Correct: (DASHES NOT AVAILABLE) I had a brother-sister relationship - it wasn't sexual at all -* with my ex-girlfriend from about 1970-1971.
*Could also be represented as: "relationship--it wasn't sexual at all--with"

Chapter 4. Numbers
There are a lot of ways to use and represent numbers in writing. While there aren't a lot of specific rules regarding this section, there is a general consensus about what is aesthetically pleasing that should be followed.

Example #1
Incorrect: That's like 21011 dollars!
Correct: That's like $21,011!
Correct: That's like 21,011 dollars!
Correct: That's like twenty-one thousand eleven dollars!

Example #2
Incorrect: My phone number is five five five one two three four.
Incorrect: My phone number is 5551234.
Correct: My phone number is 555-1234.

However, in regards to the last example, if a person is not listing the numbers individually, spelling out the numbers is perfectly acceptable. For example, if you were going to say 555-1234, you could "say" it one of two ways.

Example #3
Correct: Triple five, twelve, thirty-four.
Correct: 555-1234. (Would be said: "five five five, one two three four")

When talking about quantities of objects, you should always spell out numbers with one digit. For numbers with two digits, you can spell them or use numerals.

Example: #4
Incorrect: I only counted 4 oranges.
Correct: I only counted four oranges.

The only rule regarding this is consistency. Whether or spell numbers or use numerals, you should use only one method when dealing with objects in the same category.

Example #5
Incorrect: I only counted four oranges. That makes 32 total.
Correct: I only counted four oranges. That makes thirty-two total.

:arrow: Hey kids! A quick reminder to everyone about an incredibly common spelling error! 40 is "forty," not "fourty!" Drop that "u" and you will be richer! In knowledge!

Chapter 5. Repeating Statements
When repeating the words of another person use quotation marks and commas appropriately.

Example #1
Incorrect: He said I'm going to kill you!
Correct: He said, "I'm going to kill you!"

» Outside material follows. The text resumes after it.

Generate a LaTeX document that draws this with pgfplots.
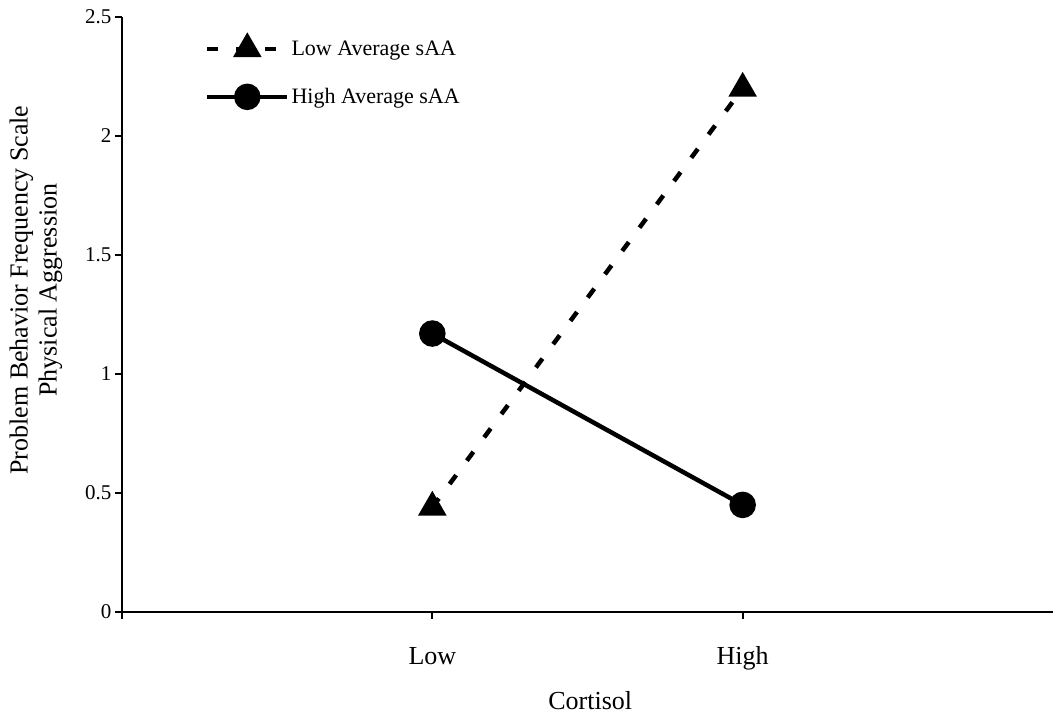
\documentclass[border=0pt]{standalone}
\usepackage{fontspec}
\setmainfont{Liberation Serif}
\usepackage{pgfplots}
\pgfplotsset{compat=1.18}
\begin{document}
\begin{tikzpicture}
\path[use as bounding box] (-122bp,-107bp) rectangle (931bp,612bp);
\begin{axis}[
  at={(0,0)}, anchor=south west,
  scale only axis,
  width=931bp, height=595bp,
  xmin=0, xmax=3, ymin=0, ymax=2.5,
  axis x line*=bottom, axis y line*=left,
  axis line style={line width=1.8bp, -},
  xtick={0,1,2}, xticklabels={,Low,High},
  ytick={0,0.5,1,1.5,2,2.5},
  yticklabels={0,0.5,1,1.5,2,2.5},
  tick align=outside,
  major tick length=7bp,
  tick style={line width=1.8bp, black},
  /pgf/number format/assume math mode=true,
  yticklabel style={font=\fontsize{21bp}{24bp}\selectfont},
  xticklabel style={font=\fontsize{26bp}{30bp}\selectfont, anchor=base, yshift=-45bp},
  xlabel={Cortisol},
  xlabel style={font=\fontsize{26bp}{30bp}\selectfont, at={(rel axis cs:0.503,0)}, anchor=base, yshift=-97bp},
  ylabel={Problem Behavior Frequency Scale\\Physical Aggression},
  ylabel style={font=\fontsize{26bp}{29bp}\selectfont, align=center, at={(rel axis cs:-0.0924,0.541)}, anchor=center, rotate=0},
  legend image code/.code={\draw[mark repeat=2,mark phase=2,#1] plot coordinates {(0bp,0bp) (40bp,0bp) (80bp,0bp)};},
  legend style={draw=none, fill=none, at={(rel axis cs:0.089,0.967)}, anchor=north west,
    font=\fontsize{22bp}{26bp}\selectfont, row sep=27bp, inner sep=0pt},
  legend cell align=left,
  clip=false,
]
\addplot[black, line width=4.5bp, dash pattern=on 11bp off 18bp, mark=triangle*, mark size=12bp, mark options={solid}]
  coordinates {(1,0.44) (2,2.2)};
\addlegendentry{Low Average sAA}
\addplot[black, line width=4.5bp, mark=*, mark size=11bp, mark options={solid}]
  coordinates {(1,1.17) (2,0.45)};
\addlegendentry{High Average sAA}
\end{axis}
\end{tikzpicture}
\end{document}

When paraphrasing the words of another, do not use quotation marks and substitute pronouns correctly. For example, if the statement I was repeating was the same as above, it should be paraphrased as follows.

Example #2
Statement: I'm going to kill you!
Incorrect: He said "he's going to kill you!"
Correct: He said he's going to kill you!

The previous assemblage was humbly endorsed and authorized by the Delroy Wilcox & Associates Drug Organization Syndicate Gang Family & Associates administration and its Commander-in-Chief, Delroy Wilcox


Game Admin
Diamond VIP
Yeah, I know this from other communities but it's good that you posted it here as well. However, I'm pretty sure you can learn all this grammar stuff from internet.